Chang Gung Memorial Hospital, TaiwanChang Gung Memorial Hospital (CGMH), located in the district of Linkou, Taiwan, was founded in 1978. The hospital has nearly 4,000 beds and a total of 29 specialty centers. One of the centers is the Proton and Radiation Therapy Center (PRTC), which was the first proton center in Taiwan. CGMH PRTC provides advanced radiation therapy and comprehensive medical care to patients from Taiwan and the rest of the world.
The buildings that house CGMH PRTC were planned and designed by CGMH’s facility team. Siemens was called in to serve as the green building consultant for the center. The goal was nothing less than Leadership in Energy and Environmental Design (LEED) for Healthcare Platinum certification. CGMH is committed to the long-term efforts of sustainability, which was behind the decision to make CGMH PRTC into a sustainable and green place.

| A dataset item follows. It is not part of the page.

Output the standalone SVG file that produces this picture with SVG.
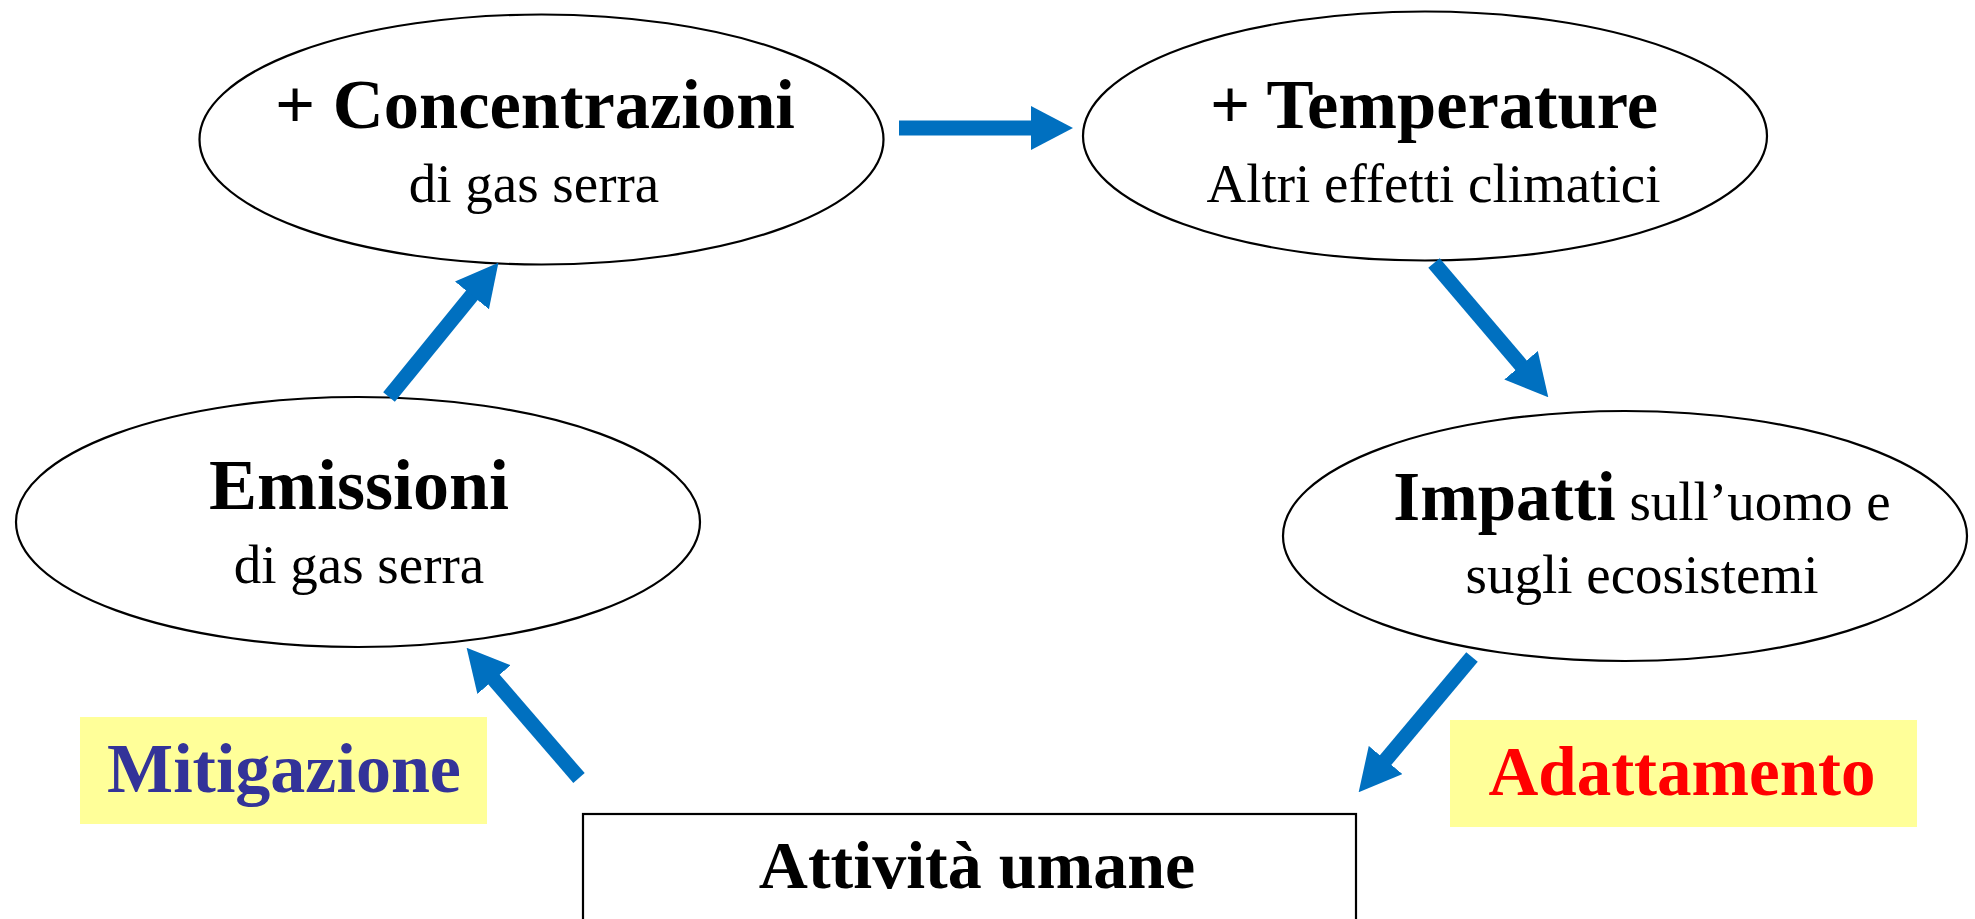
<svg xmlns="http://www.w3.org/2000/svg" width="1975" height="919" viewBox="0 0 1975 919">
<style>
.node{fill:#fff;stroke:#000;stroke-width:2.2}
.t{font-family:"Liberation Serif","Times New Roman",serif;text-anchor:middle;fill:#000}
.b{font-weight:bold;font-size:68px}
.r{font-size:55px}
.arr{stroke:#0070C0;stroke-width:15;fill:none}
.lab{fill:#FFFF99}
</style>
<defs>
<marker id="ah" markerUnits="userSpaceOnUse" viewBox="0 0 42 44" markerWidth="42" markerHeight="44" refX="1" refY="22" orient="auto">
<path d="M0,0 L42,22 L0,44 z" fill="#0070C0"/>
</marker>
</defs>
<rect width="1975" height="919" fill="#fff"/>
<g id="conc">
<ellipse class="node" cx="541.5" cy="139.5" rx="342" ry="125"/>
<text class="t b" x="535" y="128" style="font-size:70.5px">+ Concentrazioni</text>
<text class="t r" x="534" y="202">di gas serra</text>
</g>
<g id="temp">
<ellipse class="node" cx="1425" cy="136" rx="342" ry="124.5"/>
<text class="t b" x="1434" y="128" style="font-size:70.5px">+ Temperature</text>
<text class="t r" x="1433.5" y="202">Altri effetti climatici</text>
</g>
<g id="emis">
<ellipse class="node" cx="358" cy="522" rx="342" ry="125"/>
<text class="t b" x="359" y="509" style="font-size:72px">Emissioni</text>
<text class="t r" x="359" y="583">di gas serra</text>
</g>
<g id="imp">
<ellipse class="node" cx="1625" cy="536" rx="342" ry="125"/>
<text class="t" x="1642" y="520"><tspan class="b" style="font-size:69px">Impatti</tspan><tspan class="r"> sull’uomo e</tspan></text>
<text class="t r" x="1642" y="593">sugli ecosistemi</text>
</g>
<g id="att">
<rect class="node" x="583" y="814" width="773" height="130"/>
<text class="t b" x="977" y="888">Attività umane</text>
</g>
<g id="mit">
<rect class="lab" x="80" y="717" width="407" height="107"/>
<text class="t" x="284" y="792" style="font-weight:bold;font-size:70px;fill:#333399">Mitigazione</text>
</g>
<g id="adat">
<rect class="lab" x="1450" y="720" width="467" height="107"/>
<text class="t" x="1682" y="795" style="font-weight:bold;font-size:69px;fill:#FF0000">Adattamento</text>
</g>
<g id="connectors">
<line class="arr" x1="899" y1="128" x2="1032" y2="128" marker-end="url(#ah)"/>
<line class="arr" x1="389" y1="397" x2="472.5" y2="294.6" marker-end="url(#ah)"/>
<line class="arr" x1="1434" y1="263" x2="1521.7" y2="366" marker-end="url(#ah)"/>
<line class="arr" x1="1472" y1="657" x2="1385" y2="760.8" marker-end="url(#ah)"/>
<line class="arr" x1="579" y1="778" x2="493.4" y2="678.8" marker-end="url(#ah)"/>
</g>
</svg>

Siemens equipped CGMH PRTC with its building management system to make the building’s operations more intelligent and energy efficient. Furthermore, Siemens served as the green building consultant throughout the LEED application and implementation processes.
In order to comply with LEED for Healthcare guidelines, extra effort went into among others energy-saving low-e double-layer glass for all external windows; variable frequency for air-conditioners; two-way lighting control systems with automatic on-off functions; recycling of around 98 percent of construction waste; and a high degree of recycled construction materials.
As a result of these efforts, CGMH PRTC received LEED for Healthcare Platinum certification in 2014. Platinum is the highest level possible. CGMH PRTC is Asia’s first and the world’s second hospital to receive LEED for Healthcare Platinum certification.
CGMH PRTC is now 42 percent more energy efficient than regular buildings. Every year, CGMH PRTC saves 2 million kilowatt hours of electricity consumption and reduces 1,224 metric tons of CO2 emissions. In addition, the wastewater recycling and reclaimed water system reduce water consumption by 61 percent or 18,750 tons of water annually.